Yes, but that's epic.

I guess Westerners just approach this one differently. To me -- and other East/SE Asians -- it's a special sort of story, a mythology. It's war, it's history, it's politics and glory and the lens from which you make sense of the chaos in your world. You know them, you grow up with them. You make proverbs, snappy sayings, political metaphors from them. The Peach Garden Oath is how you swear a brotherhood; Red Cliff is where hubris gets served; Liu Bei visits Kong Ming three times to win over the genius man; Cao Cao takes to cruel actions to end chaos. Good kids want to be Liu Bei, bad kids want to be Cao Cao. Boys who think they're big and tough want to be Zhang Fei. Smart kids want to grow up to be Zhuge Liang. The grownups think the kids should act like Guan Yu, the honorable God of War. Nobody likes Sima Yi, the sonofabitch.
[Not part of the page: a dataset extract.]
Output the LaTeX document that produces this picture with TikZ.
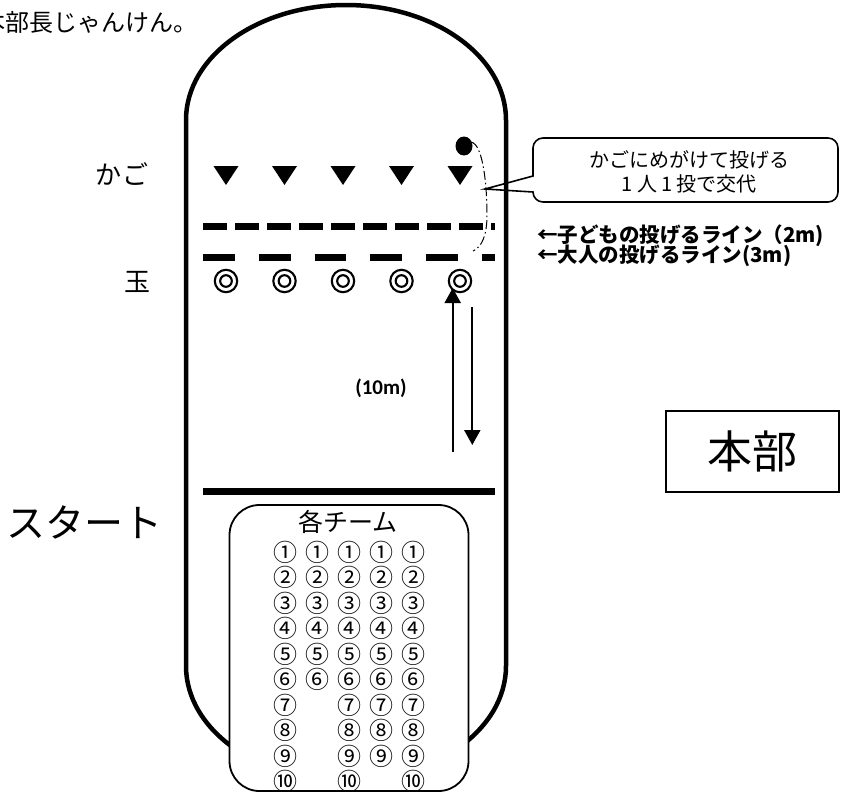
\documentclass[tikz,border=0pt]{standalone}
\usepackage{fontspec}
\newfontfamily\jp{Noto Sans CJK JP}
\newfontfamily\calb{Carlito}
\usetikzlibrary{arrows.meta}
\newcommand\jpsz[1]{\fontsize{#1pt}{#1pt}\selectfont}
\begin{document}
\begin{tikzpicture}[x=1pt,y=-1pt,
  every node/.style={inner sep=0pt, font=\jp},
  outline/.style={line width=4.5pt},
  thinbox/.style={draw, line width=1.8pt},
  ring/.style={line width=2.1pt},
  kline/.style={line width=7pt, dash pattern=on 23.7pt off 8.3pt},
  aline/.style={line width=7pt, dash pattern=on 31.7pt off 24.1pt},
  runarrow/.style={line width=2.2pt, -{Triangle[width=16pt,length=15pt]}},
  pathdash/.style={line width=1pt, dash pattern=on 9pt off 3pt on 1.5pt off 3pt},
  callout/.style={line width=1.6pt},
  num/.style={font=\jp\jpsz{24}}
]
\useasboundingbox (0,0) rectangle (846,793);
\fill[white] (0,0) rectangle (846,793);

% outer track
\draw[outline] (186,120) .. controls (186,56.5) and (257.6,5) .. (346,5)
  .. controls (434.4,5) and (506,56.5) .. (506,120) -- (506,666)
  .. controls (506,729.5) and (434.4,781) .. (346,781)
  .. controls (257.6,781) and (186,729.5) .. (186,666) -- cycle;

% top cut text
\node[anchor=west] (memo) at (-19,22.5) {\jpsz{24}本部長じゃんけん。};

% baskets
\foreach \x in {226,284.5,343,401.5,460}
  \fill ({\x-12.5},166) -- ({\x+12.5},166) -- (\x,185) -- cycle;
\node (kago) at (122,174) {\jpsz{26}か\hspace{2pt}ご};

% throwing lines
\draw[kline] (203,226) -- (495,226);
\draw[aline] (203,257) -- (495,257);

% balls
\foreach \x in {226,284.5,343,401.5,460} {
  \draw[ring] (\x,281) circle[radius=11.2pt];
  \draw[ring] (\x,281) circle[radius=5.8pt];
}
\node (tama) at (137.5,282) {\jpsz{26}玉};

% thrower and path
\fill (464,146) ellipse[x radius=8.5pt, y radius=9.5pt];
\coordinate (p0) at (471,142);
\coordinate (p1) at (487,215);
\coordinate (p2) at (473,251);
\draw[pathdash] (p0) .. controls (483,144) and (487,185) .. (p1)
  .. controls (487,235) and (482,247) .. (p2);

% callout
\coordinate (tip) at (485,189);
\draw[callout] (tip) -- (533,176) [rounded corners=10pt] -- (533,138) -- (838,138) -- (838,202) -- (533,202) [sharp corners] -- (533,192) -- cycle;
\node (c1) at (689,160) {\jpsz{20}かごにめがけて投げる};
\node (c2) at (689,184) {\jpsz{20}1\hspace{4pt}人\hspace{4pt}1\hspace{4pt}投で交代};

\node[anchor=west] (kodomo) at (537,236) {\jpsz{20.5}\bfseries ←子どもの投げるライン（2m)};
\node[anchor=west] (otona) at (537,255.5) {\jpsz{20.5}\bfseries ←大人の投げるライン(3m)};

% run arrows
\coordinate (u0) at (452.7,452);
\coordinate (u1) at (452.7,288);
\coordinate (d0) at (472.3,307);
\coordinate (d1) at (472.3,445);
\draw[runarrow] (u0) -- (u1);
\draw[runarrow] (d0) -- (d1);
\node[font=\calb\bfseries\jpsz{21}] (ten) at (381,388) {(10m)};

% start line
\draw[line width=7pt] (203,491) -- (495,491);
\node (start) at (84,522) {\jpsz{39}スタート};

% headquarters
\node[thinbox, minimum width=173pt, minimum height=81pt] (honbu) at (752.5,451.5) {\jpsz{45}本部};

% teams box
\draw[thinbox, fill=white, rounded corners=30pt] (229.5,505) rectangle (468.5,791);
\node (kaku) at (348,521.5) {\jpsz{25}各チーム};
\foreach \x/\col in {285/1,317/2,349/3,381/4,413/5} {
  \foreach \n [count=\r from 0] in {①,②,③,④,⑤,⑥,⑦,⑧,⑨,⑩} {
    \pgfmathtruncatemacro\show{(\col==2 && \r>5) || (\col==4 && \r>8) ? 0 : 1}
    \ifnum\show=1
      \node[num] (n\col-\r) at (\x,{552+25.5*\r}) {\n};
    \fi
  }
}
\end{tikzpicture}
\end{document}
The girls are...kind of left out. There's Diao Chan and that's...that.

It's probably not unlike Greece, circa 5th century B.C.E. Everybody and their dog knew the Iliad by heart, and even the radical Athenian democrats had in their heart of hearts a bit of a yearning for the Homeric hero (hence how Alcibiades totally dazzled them). This stuff is culture. This is how epics worked.